Elon Musk had promised to take away all of Twitter's blue check marks doled out to Hollywood stars, professional athletes, business leaders, authors and journalists unless they start buying a monthly subscription to the social media service.
Musk's goal was to shove the advertising-dependent platform he bought for $44 billion last year into a pay-to-play model—and maybe antagonize some enemies and fellow elites in the process.

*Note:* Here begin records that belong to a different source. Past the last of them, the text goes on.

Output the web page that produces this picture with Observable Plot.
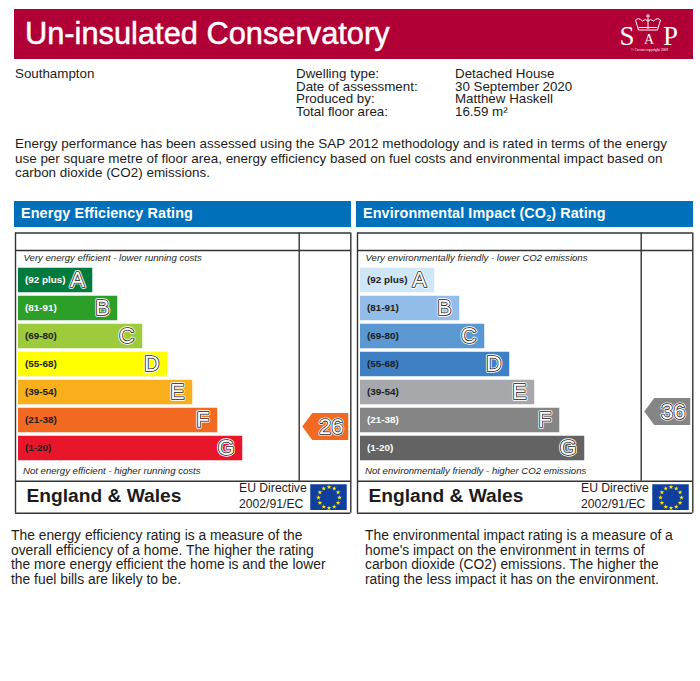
<!DOCTYPE html>
<html><head><meta charset="utf-8">
<script src="https://cdn.jsdelivr.net/npm/d3@7"></script>
<script src="https://cdn.jsdelivr.net/npm/@observablehq/plot@0.6"></script>
<style>
html,body{margin:0;padding:0;background:#fff}
body{width:700px;height:681px;position:relative;overflow:hidden;font-family:"Liberation Sans",Arial,sans-serif;color:#1c1c1c}
.a{position:absolute;white-space:nowrap}
#banner{left:14px;top:9px;width:679px;height:50px;background:#b10035}
#title{left:25px;top:15px;font-size:30.8px;line-height:37px;color:#fff;-webkit-text-stroke:.5px #fff}
.meta{font-size:13.35px;line-height:12.6px}
.body{font-size:13.45px;line-height:14.6px}
.foot{font-size:13.85px;line-height:14.6px}
.hd{top:201px;height:26px;line-height:24px;background:#0070ba;color:#fff;font-weight:bold;font-size:14.4px;letter-spacing:.1px;box-sizing:border-box;padding-left:7px}
.hd sub{font-size:9px;line-height:0;vertical-align:-3px}
.panel{position:absolute;top:232px}
.panel svg{display:block;background:transparent;overflow:visible}
</style></head><body>
<div class="a" id="banner"></div>
<div class="a" id="title">Un-insulated Conservatory</div>
<svg class="a" style="left:610px;top:9px" width="80" height="50" font-family="Liberation Serif" fill="#fff">
 <g fill="none" stroke="#fff" stroke-width="1" transform="translate(10.500,0)">
  <path d="M18 21 L15 11 Q18 8 22 12 Q25 9 27.500 12 Q30 9 33 12 Q37 8 40 11 L37 21 Z"/>
  <path d="M27.500 5 V20 M25.500 7 H29.500"/><path d="M18 18.500 H37"/>
 </g>
 <text x="9.500" y="36" font-size="27">S</text><text x="34" y="35" font-size="14">A</text><text x="53" y="36" font-size="27">P</text>
 <text x="39.500" y="41.500" font-size="3.700" text-anchor="middle">© Crown copyright 2009</text>
</svg>
<div class="a meta" style="left:15px;top:68px">Southampton</div>
<div class="a meta" style="left:296px;top:68px">Dwelling type:<br>Date of assessment:<br>Produced by:<br>Total floor area:</div>
<div class="a meta" style="left:455px;top:68px">Detached House<br>30 September 2020<br>Matthew Haskell<br>16.59 m²</div>
<div class="a body" style="left:15px;top:137px">Energy performance has been assessed using the SAP 2012 methodology and is rated in terms of the energy<br>use per square metre of floor area, energy efficiency based on fuel costs and environmental impact based on<br>carbon dioxide (CO2) emissions.</div>
<div class="a hd" style="left:14px;width:337px">Energy Efficiency Rating</div>
<div class="a hd" style="left:356px;width:337px">Environmental Impact (CO<sub>2</sub>) Rating</div>
<div class="panel" id="p1" style="left:13px"></div>
<div class="panel" id="p2" style="left:355px"></div>
<div class="a foot" style="left:11px;top:528px">The energy efficiency rating is a measure of the<br>overall efficiency of a home. The higher the rating<br>the more energy efficient the home is and the lower<br>the fuel bills are likely to be.</div>
<div class="a foot" style="left:365px;top:528px">The environmental impact rating is a measure of a<br>home's impact on the environment in terms of<br>carbon dioxide (CO2) emissions. The higher the<br>rating the less impact it has on the environment.</div>
<script>
const bands = ["A","B","C","D","E","F","G"];
const ranges = ["(92 plus)","(81-91)","(69-80)","(55-68)","(39-54)","(21-38)","(1-20)"];
const bandLengths = [3,4,5,6,7,8,9];
const energyColors = ["#007a3d","#2c9f29","#9dcb3b","#ffff00","#f9ae1b","#f26a21","#e9152a"];
const energyInk = ["#fff","#fff","#1c1c1c","#1c1c1c","#1c1c1c","#1c1c1c","#1c1c1c"];
const co2Colors = ["#cfe6f7","#92bde8","#5b97d1","#3f80c5","#a6a8ab","#858585","#636363"];
const co2Ink = ["#1c1c1c","#1c1c1c","#1c1c1c","#1c1c1c","#1c1c1c","#fff","#fff"];
const energyRating = 26, energyArrow = "#f26a21";
const co2Rating = 36, co2Arrow = "#858585";
const starClock = [0,1,2,3,4,5,6,7,8,9,10,11];

// rating value to chart row on the scale's vertical axis
const ratingRow = r => 6.607 - 0.05357 * r;
const arrowSymbol = {draw(c){c.moveTo(0,-13.5);c.lineTo(-36,-13.5);c.lineTo(-46,0);c.lineTo(-36,13.5);c.lineTo(0,13.5);c.closePath();}};

function panel(id, colors, ink, rating, arrowFill, top, bottom){
  const rows = bands.map((b,i)=>({band:b,row:i,range:ranges[i],len:bandLengths[i],fill:colors[i],ink:ink[i]}));
  const L=-0.12,R=13.292,D=11.228,T=-1.696,H=-1.071,B=7.17,E=8.31;
  const letter = {x:"len",y:"row",text:"band",textAnchor:"end",dx:-9,fontSize:21.5,fontFamily:"Liberation Sans"};
  const num = {x:13.0,y:ratingRow(rating),textAnchor:"end",fontSize:22,fontFamily:"Liberation Sans"};
  const fig = Plot.plot({
    width:340,height:282,margin:0,
    style:{fontFamily:"Liberation Sans",background:"transparent"},
    x:{domain:[-0.2,13.4],range:[0,340],axis:null},
    y:{domain:[-1.714,8.357],range:[0,282],axis:null},
    marks:[
      Plot.rectY(rows,{x1:0,x2:d=>d.len-0.03,y1:d=>d.row-.4375,y2:d=>d.row+.4375,fill:"fill"}),
      Plot.text(rows,{x:0.26,y:"row",text:"range",fill:"ink",textAnchor:"start",fontWeight:"bold",fontSize:9.9,dy:-0.5}),
      Plot.text(rows,{...letter,fill:"#fff",stroke:"#fff",strokeWidth:3.4,paintOrder:"stroke"}),
      Plot.text(rows,{...letter,fill:"#fff",stroke:"#222",strokeWidth:1.7,paintOrder:"stroke"}),
      Plot.ruleX([L,R],{y1:T,y2:E,stroke:"#333",strokeWidth:1.4}),
      Plot.ruleX([D],{y1:T,y2:B,stroke:"#333",strokeWidth:1.4}),
      Plot.ruleY([T,H,B,E],{x1:L,x2:R,stroke:"#333",strokeWidth:1.4}),
      Plot.text([top],{x:0.2,y:-0.79,text:d=>d,textAnchor:"start",fontStyle:"italic",fontSize:9.6,fill:"#1c1c1c"}),
      Plot.text([bottom],{x:0.18,y:6.79,text:d=>d,textAnchor:"start",fontStyle:"italic",fontSize:9.6,fill:"#1c1c1c"}),
      Plot.dot([rating],{x:13.19,y:ratingRow,symbol:arrowSymbol,fill:arrowFill,r:1}),
      Plot.text([rating],{...num,text:d=>d,fill:"#fff",stroke:"#fff",strokeWidth:3.2,paintOrder:"stroke"}),
      Plot.text([rating],{...num,text:d=>d,fill:"#fff",stroke:"#222",strokeWidth:1.6,paintOrder:"stroke"}),
      Plot.text(["England & Wales"],{x:0.32,y:7.7,text:d=>d,textAnchor:"start",fontWeight:"bold",fontSize:19.2,fill:"#1c1c1c"}),
      Plot.text(["EU Directive"],{x:8.82,y:7.43,text:d=>d,textAnchor:"start",fontSize:12.2,fill:"#1c1c1c"}),
      Plot.text(["2002/91/EC"],{x:8.82,y:7.97,text:d=>d,textAnchor:"start",fontSize:12.2,fill:"#1c1c1c"}),
      Plot.rect([0],{x1:11.69,x2:13.15,y1:7.295,y2:8.214,fill:"#0f3f9e"}),
      Plot.dot(starClock,{x:d=>12.42+0.42*Math.sin(d*Math.PI/6),y:d=>7.755-0.375*Math.cos(d*Math.PI/6),symbol:"star",r:1.5,fill:"#ffe600"})
    ]
  });
  document.getElementById(id).appendChild(fig);
}
panel("p1",energyColors,energyInk,energyRating,energyArrow,"Very energy efficient - lower running costs","Not energy efficient - higher running costs");
panel("p2",co2Colors,co2Ink,co2Rating,co2Arrow,"Very environmentally friendly - lower CO2 emissions","Not environmentally friendly - higher CO2 emissions");
</script>
</body></html>
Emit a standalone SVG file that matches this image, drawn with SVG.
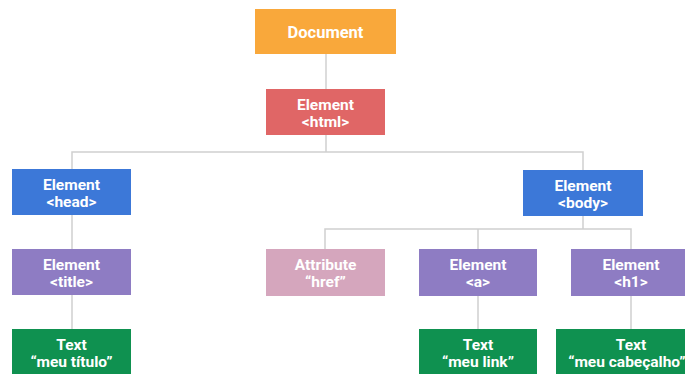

But the Saturday deadline passed and the blue checks are still there, many with a new disclaimer explaining they might have been paid for or they might not have been paid for—nobody but Twitter really knows. The company didn't return a request to clarify its changing policies Monday.
DOES A BLUE CHECK MATTER?
Matt Darling has been on Twitter for about 15 years and never cared about not having a blue check, though he'd get a kick out of whenever a verified account of "some real-world importance" started following him.
"People on Twitter will joke about blue checks like they're the aristocracy but I don't think anyone actually thought that," except for Musk, Darling said.
Now, Darling finally got a blue check after paying $11 last month to try out some of the features that come with a Twitter Blue subscription. But seeing it becoming more of a "scarlet letter" under Musk than a symbol of credibility, he used a technique to scrub the blue tick from his profile.
"Now it's a signal of you're a person who's not making good tweets so you have to pay for engagement," said Darling, an economist at the center-right Niskanen Center.
Musk has said that starting April 15, only verified accounts will appear in Twitter's For You feed that recommends what tweets people see. Darling is planning to drop the subscription—it had too many glitches, and he's not looking for more online clout.
"I don't want Twitter to be pay-for-play. I want it to be a place where people writing interesting tweets are getting the engagement," he said.
HYBRID MODEL
Instead of taking away the blue check marks, Twitter on Sunday began appending a new message to profiles: "This account is verified because it's subscribed to Twitter blue or is a legacy verified account."
In other words, singer Dionne Warwick and other high-profile verified users still have their blue checks. But so does anyone who pays between $8 and $11 a month for a Twitter Blue subscription—and there's no way to tell the difference. (Warwick, for her part, made clear she won't be paying for a blue check because that money will "be going towards my extra hot lattes.")
That hybrid solution was good enough for Star Trek actor William Shatner, who earlier balked at signing up for a subscription but on Sunday tweeted to Musk: "I can live with this. This is a good compromise". But it's not clear if it is a temporary or permanent measure.
THE EXCEPTION
Twitter did take away at least one verified check over the weekend: from the main account of the New York Times. The account, which has 55 million followers, had previously been marked with a gold-colored check for verified organizations.
But a user pointed out to Musk over the weekend that the newspaper had said publicly it wouldn't be paying a monthly fee for check-mark status, so Musk said he would remove the mark and also disparaged the newspaper's reporting.